Coded gray.

Payday 11 October 2002

Screenshot The Sims Unleashed

Pic of the day: So will we have to be so economical that we have to grow our own food again? (Screenshot from The Sims Unleashed, as I don't actually grow my own food, no. At least not yet...)

Economic growth?

Economic growth has been the rule for generations now. Except for a few wild-eyed leftists, few have opposed this development. After all, we all want to earn more. There is no obvious end to what we would like to have, and the only way for all to get more is economic growth.

For more than a decade now, one of the world’s most advanced economies has been in a state of stagnation or slow recession. I talk about Japan. The full consequences of this have not manifested yet, as politicians as well as banks keep trying to hide the extent of the bad loans from the speculative boom in the 1980es. Hopefully other nations will be able to handle the end of their economic bubbles in a more rational way. But end they must. These days, it is the USA’s turn. I wish my native Norway could burst its own bubble too; the stock market is falling, but because so much of our economy is centered on the state, and the state refuses to make visible its enormous pensions liabilities, the drunken revelry still goes on here.

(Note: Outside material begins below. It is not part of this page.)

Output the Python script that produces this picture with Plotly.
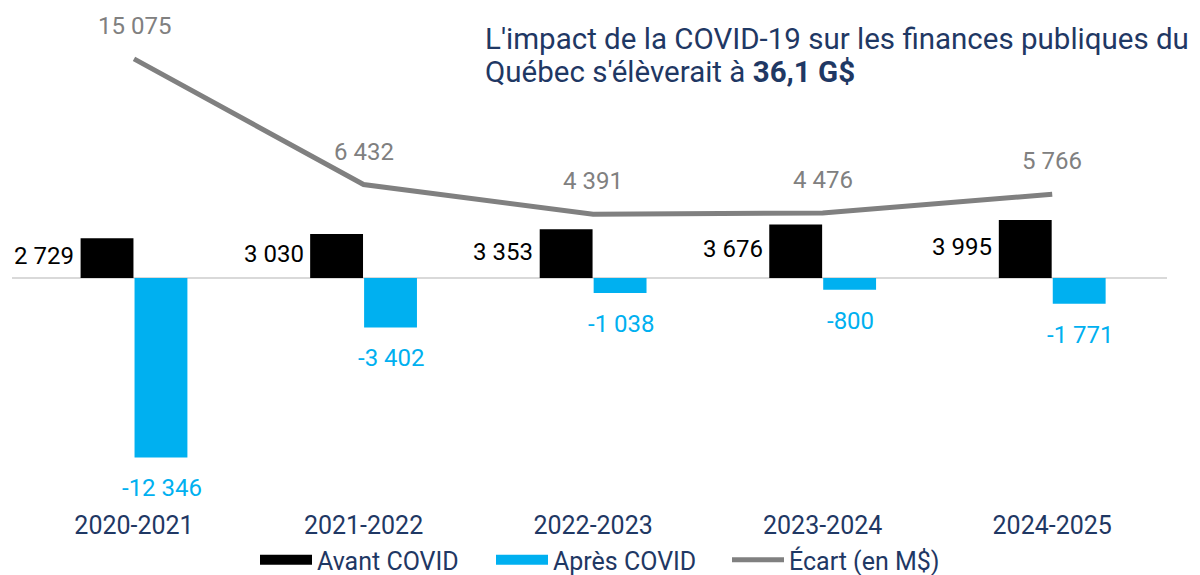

In the late 1990es, the US Federal reserve (or Fed for short) tried to arrange a "soft landing" for the American economy. This turned out to be impossible, because a crisis in the developing world ("Asia crisis", though it was at least as bad for Latin America and Russia) made it necessary for the USA to overheat its economy in order to pull the world out of recession. The price of this is just coming to light now. But what would the consequences be of a soft landing in the developed economies?

The experience from Japan indicates that it is not such a disaster to slide sideways into the future. Admittedly they have not been willing to take the full losses yet, which would have given first a fall in economic output, followed by new growth. But an absence of growth is not necessarily such a catastrophe. If managed correctly, it could be quite tolerable.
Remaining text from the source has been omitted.